* **Problem description**
Print the listing below in its entirety, character for character.

********

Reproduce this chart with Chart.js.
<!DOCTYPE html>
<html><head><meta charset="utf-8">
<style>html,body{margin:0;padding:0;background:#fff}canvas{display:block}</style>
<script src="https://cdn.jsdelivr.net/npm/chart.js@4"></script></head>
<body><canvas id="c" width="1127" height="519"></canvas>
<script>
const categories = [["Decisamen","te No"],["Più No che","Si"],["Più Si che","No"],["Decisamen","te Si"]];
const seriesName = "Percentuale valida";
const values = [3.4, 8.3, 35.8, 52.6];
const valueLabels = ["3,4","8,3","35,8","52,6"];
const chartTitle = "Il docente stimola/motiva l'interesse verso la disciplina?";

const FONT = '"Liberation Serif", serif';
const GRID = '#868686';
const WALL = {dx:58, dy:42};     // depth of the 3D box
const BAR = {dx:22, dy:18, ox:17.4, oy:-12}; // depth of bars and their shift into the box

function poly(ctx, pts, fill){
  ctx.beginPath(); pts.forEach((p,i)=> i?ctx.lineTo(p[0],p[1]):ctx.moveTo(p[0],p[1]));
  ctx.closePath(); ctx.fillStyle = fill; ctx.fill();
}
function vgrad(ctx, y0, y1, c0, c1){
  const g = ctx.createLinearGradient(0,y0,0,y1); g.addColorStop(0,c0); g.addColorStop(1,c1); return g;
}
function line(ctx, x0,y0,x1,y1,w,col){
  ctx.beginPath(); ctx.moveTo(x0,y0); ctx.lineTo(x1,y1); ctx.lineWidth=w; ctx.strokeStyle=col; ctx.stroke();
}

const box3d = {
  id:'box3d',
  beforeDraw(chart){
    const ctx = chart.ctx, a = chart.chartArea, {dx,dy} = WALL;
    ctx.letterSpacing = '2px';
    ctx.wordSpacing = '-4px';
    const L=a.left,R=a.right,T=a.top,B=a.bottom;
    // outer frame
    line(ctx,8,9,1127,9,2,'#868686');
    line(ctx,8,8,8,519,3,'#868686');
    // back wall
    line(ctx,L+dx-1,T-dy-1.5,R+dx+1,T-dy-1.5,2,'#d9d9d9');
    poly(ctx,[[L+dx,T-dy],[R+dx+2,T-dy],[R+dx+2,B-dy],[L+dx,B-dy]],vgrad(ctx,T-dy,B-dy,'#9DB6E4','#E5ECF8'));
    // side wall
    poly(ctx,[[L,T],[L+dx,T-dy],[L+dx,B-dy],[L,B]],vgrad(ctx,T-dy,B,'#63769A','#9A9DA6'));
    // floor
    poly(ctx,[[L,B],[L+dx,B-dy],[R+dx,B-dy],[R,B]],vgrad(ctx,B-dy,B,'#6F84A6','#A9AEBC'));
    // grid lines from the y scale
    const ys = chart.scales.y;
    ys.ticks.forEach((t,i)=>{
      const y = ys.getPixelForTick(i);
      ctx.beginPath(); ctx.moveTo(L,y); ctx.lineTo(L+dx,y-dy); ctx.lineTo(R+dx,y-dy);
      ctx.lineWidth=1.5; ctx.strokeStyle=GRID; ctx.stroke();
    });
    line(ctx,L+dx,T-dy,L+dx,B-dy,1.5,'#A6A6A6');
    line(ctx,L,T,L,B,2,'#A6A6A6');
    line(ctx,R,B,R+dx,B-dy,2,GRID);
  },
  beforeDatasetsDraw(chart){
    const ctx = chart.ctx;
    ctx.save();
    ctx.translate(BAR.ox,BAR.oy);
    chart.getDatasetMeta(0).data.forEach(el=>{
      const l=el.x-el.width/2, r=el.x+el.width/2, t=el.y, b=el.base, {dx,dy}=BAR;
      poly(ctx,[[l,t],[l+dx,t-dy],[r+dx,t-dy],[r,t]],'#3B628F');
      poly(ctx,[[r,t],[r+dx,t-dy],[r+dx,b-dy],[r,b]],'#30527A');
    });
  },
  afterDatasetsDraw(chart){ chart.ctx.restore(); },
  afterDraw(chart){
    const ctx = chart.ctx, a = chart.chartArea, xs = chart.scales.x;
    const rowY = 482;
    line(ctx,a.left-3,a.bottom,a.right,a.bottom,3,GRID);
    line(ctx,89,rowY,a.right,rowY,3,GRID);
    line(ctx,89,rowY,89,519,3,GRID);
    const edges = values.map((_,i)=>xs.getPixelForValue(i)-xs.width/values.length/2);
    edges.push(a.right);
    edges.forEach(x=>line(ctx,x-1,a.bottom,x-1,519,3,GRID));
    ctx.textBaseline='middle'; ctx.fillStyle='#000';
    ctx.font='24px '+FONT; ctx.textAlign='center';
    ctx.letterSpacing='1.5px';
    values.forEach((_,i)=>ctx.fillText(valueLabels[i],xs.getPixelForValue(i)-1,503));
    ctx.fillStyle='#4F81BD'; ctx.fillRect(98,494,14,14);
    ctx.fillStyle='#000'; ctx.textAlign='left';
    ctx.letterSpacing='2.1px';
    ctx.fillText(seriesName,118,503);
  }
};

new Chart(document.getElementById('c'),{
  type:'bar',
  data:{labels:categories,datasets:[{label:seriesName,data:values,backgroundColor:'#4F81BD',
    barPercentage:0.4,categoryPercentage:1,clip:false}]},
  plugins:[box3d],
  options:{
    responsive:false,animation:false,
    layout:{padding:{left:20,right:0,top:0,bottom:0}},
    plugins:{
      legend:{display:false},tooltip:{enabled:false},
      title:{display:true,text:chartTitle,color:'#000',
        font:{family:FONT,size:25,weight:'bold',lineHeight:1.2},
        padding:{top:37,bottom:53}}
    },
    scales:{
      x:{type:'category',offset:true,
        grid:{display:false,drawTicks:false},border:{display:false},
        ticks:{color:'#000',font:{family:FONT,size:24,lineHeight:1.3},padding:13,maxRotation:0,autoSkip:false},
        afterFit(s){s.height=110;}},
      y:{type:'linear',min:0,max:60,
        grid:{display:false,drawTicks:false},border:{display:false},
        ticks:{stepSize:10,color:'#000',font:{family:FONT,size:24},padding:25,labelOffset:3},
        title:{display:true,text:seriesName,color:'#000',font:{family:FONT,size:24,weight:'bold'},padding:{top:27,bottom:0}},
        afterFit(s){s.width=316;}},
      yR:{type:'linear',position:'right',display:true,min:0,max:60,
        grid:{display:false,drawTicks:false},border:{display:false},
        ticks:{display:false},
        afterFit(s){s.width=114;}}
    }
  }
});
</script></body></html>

********

* **Exercise response**
Reproduce this chart with Chart.js.
<!DOCTYPE html>
<html><head><meta charset="utf-8">
<style>html,body{margin:0;padding:0;background:#fff}canvas{display:block}</style>
<script src="https://cdn.jsdelivr.net/npm/chart.js@4"></script></head>
<body><canvas id="c" width="1127" height="519"></canvas>
<script>
const categories = [["Decisamen","te No"],["Più No che","Si"],["Più Si che","No"],["Decisamen","te Si"]];
const seriesName = "Percentuale valida";
const values = [3.4, 8.3, 35.8, 52.6];
const valueLabels = ["3,4","8,3","35,8","52,6"];
const chartTitle = "Il docente stimola/motiva l'interesse verso la disciplina?";

const FONT = '"Liberation Serif", serif';
const GRID = '#868686';
const WALL = {dx:58, dy:42};     // depth of the 3D box
const BAR = {dx:22, dy:18, ox:17.4, oy:-12}; // depth of bars and their shift into the box

function poly(ctx, pts, fill){
  ctx.beginPath(); pts.forEach((p,i)=> i?ctx.lineTo(p[0],p[1]):ctx.moveTo(p[0],p[1]));
  ctx.closePath(); ctx.fillStyle = fill; ctx.fill();
}
function vgrad(ctx, y0, y1, c0, c1){
  const g = ctx.createLinearGradient(0,y0,0,y1); g.addColorStop(0,c0); g.addColorStop(1,c1); return g;
}
function line(ctx, x0,y0,x1,y1,w,col){
  ctx.beginPath(); ctx.moveTo(x0,y0); ctx.lineTo(x1,y1); ctx.lineWidth=w; ctx.strokeStyle=col; ctx.stroke();
}

const box3d = {
  id:'box3d',
  beforeDraw(chart){
    const ctx = chart.ctx, a = chart.chartArea, {dx,dy} = WALL;
    ctx.letterSpacing = '2px';
    ctx.wordSpacing = '-4px';
    const L=a.left,R=a.right,T=a.top,B=a.bottom;
    // outer frame
    line(ctx,8,9,1127,9,2,'#868686');
    line(ctx,8,8,8,519,3,'#868686');
    // back wall
    line(ctx,L+dx-1,T-dy-1.5,R+dx+1,T-dy-1.5,2,'#d9d9d9');
    poly(ctx,[[L+dx,T-dy],[R+dx+2,T-dy],[R+dx+2,B-dy],[L+dx,B-dy]],vgrad(ctx,T-dy,B-dy,'#9DB6E4','#E5ECF8'));
    // side wall
    poly(ctx,[[L,T],[L+dx,T-dy],[L+dx,B-dy],[L,B]],vgrad(ctx,T-dy,B,'#63769A','#9A9DA6'));
    // floor
    poly(ctx,[[L,B],[L+dx,B-dy],[R+dx,B-dy],[R,B]],vgrad(ctx,B-dy,B,'#6F84A6','#A9AEBC'));
    // grid lines from the y scale
    const ys = chart.scales.y;
    ys.ticks.forEach((t,i)=>{
      const y = ys.getPixelForTick(i);
      ctx.beginPath(); ctx.moveTo(L,y); ctx.lineTo(L+dx,y-dy); ctx.lineTo(R+dx,y-dy);
      ctx.lineWidth=1.5; ctx.strokeStyle=GRID; ctx.stroke();
    });
    line(ctx,L+dx,T-dy,L+dx,B-dy,1.5,'#A6A6A6');
    line(ctx,L,T,L,B,2,'#A6A6A6');
    line(ctx,R,B,R+dx,B-dy,2,GRID);
  },
  beforeDatasetsDraw(chart){
    const ctx = chart.ctx;
    ctx.save();
    ctx.translate(BAR.ox,BAR.oy);
    chart.getDatasetMeta(0).data.forEach(el=>{
      const l=el.x-el.width/2, r=el.x+el.width/2, t=el.y, b=el.base, {dx,dy}=BAR;
      poly(ctx,[[l,t],[l+dx,t-dy],[r+dx,t-dy],[r,t]],'#3B628F');
      poly(ctx,[[r,t],[r+dx,t-dy],[r+dx,b-dy],[r,b]],'#30527A');
    });
  },
  afterDatasetsDraw(chart){ chart.ctx.restore(); },
  afterDraw(chart){
    const ctx = chart.ctx, a = chart.chartArea, xs = chart.scales.x;
    const rowY = 482;
    line(ctx,a.left-3,a.bottom,a.right,a.bottom,3,GRID);
    line(ctx,89,rowY,a.right,rowY,3,GRID);
    line(ctx,89,rowY,89,519,3,GRID);
    const edges = values.map((_,i)=>xs.getPixelForValue(i)-xs.width/values.length/2);
    edges.push(a.right);
    edges.forEach(x=>line(ctx,x-1,a.bottom,x-1,519,3,GRID));
    ctx.textBaseline='middle'; ctx.fillStyle='#000';
    ctx.font='24px '+FONT; ctx.textAlign='center';
    ctx.letterSpacing='1.5px';
    values.forEach((_,i)=>ctx.fillText(valueLabels[i],xs.getPixelForValue(i)-1,503));
    ctx.fillStyle='#4F81BD'; ctx.fillRect(98,494,14,14);
    ctx.fillStyle='#000'; ctx.textAlign='left';
    ctx.letterSpacing='2.1px';
    ctx.fillText(seriesName,118,503);
  }
};

new Chart(document.getElementById('c'),{
  type:'bar',
  data:{labels:categories,datasets:[{label:seriesName,data:values,backgroundColor:'#4F81BD',
    barPercentage:0.4,categoryPercentage:1,clip:false}]},
  plugins:[box3d],
  options:{
    responsive:false,animation:false,
    layout:{padding:{left:20,right:0,top:0,bottom:0}},
    plugins:{
      legend:{display:false},tooltip:{enabled:false},
      title:{display:true,text:chartTitle,color:'#000',
        font:{family:FONT,size:25,weight:'bold',lineHeight:1.2},
        padding:{top:37,bottom:53}}
    },
    scales:{
      x:{type:'category',offset:true,
        grid:{display:false,drawTicks:false},border:{display:false},
        ticks:{color:'#000',font:{family:FONT,size:24,lineHeight:1.3},padding:13,maxRotation:0,autoSkip:false},
        afterFit(s){s.height=110;}},
      y:{type:'linear',min:0,max:60,
        grid:{display:false,drawTicks:false},border:{display:false},
        ticks:{stepSize:10,color:'#000',font:{family:FONT,size:24},padding:25,labelOffset:3},
        title:{display:true,text:seriesName,color:'#000',font:{family:FONT,size:24,weight:'bold'},padding:{top:27,bottom:0}},
        afterFit(s){s.width=316;}},
      yR:{type:'linear',position:'right',display:true,min:0,max:60,
        grid:{display:false,drawTicks:false},border:{display:false},
        ticks:{display:false},
        afterFit(s){s.width=114;}}
    }
  }
});
</script></body></html>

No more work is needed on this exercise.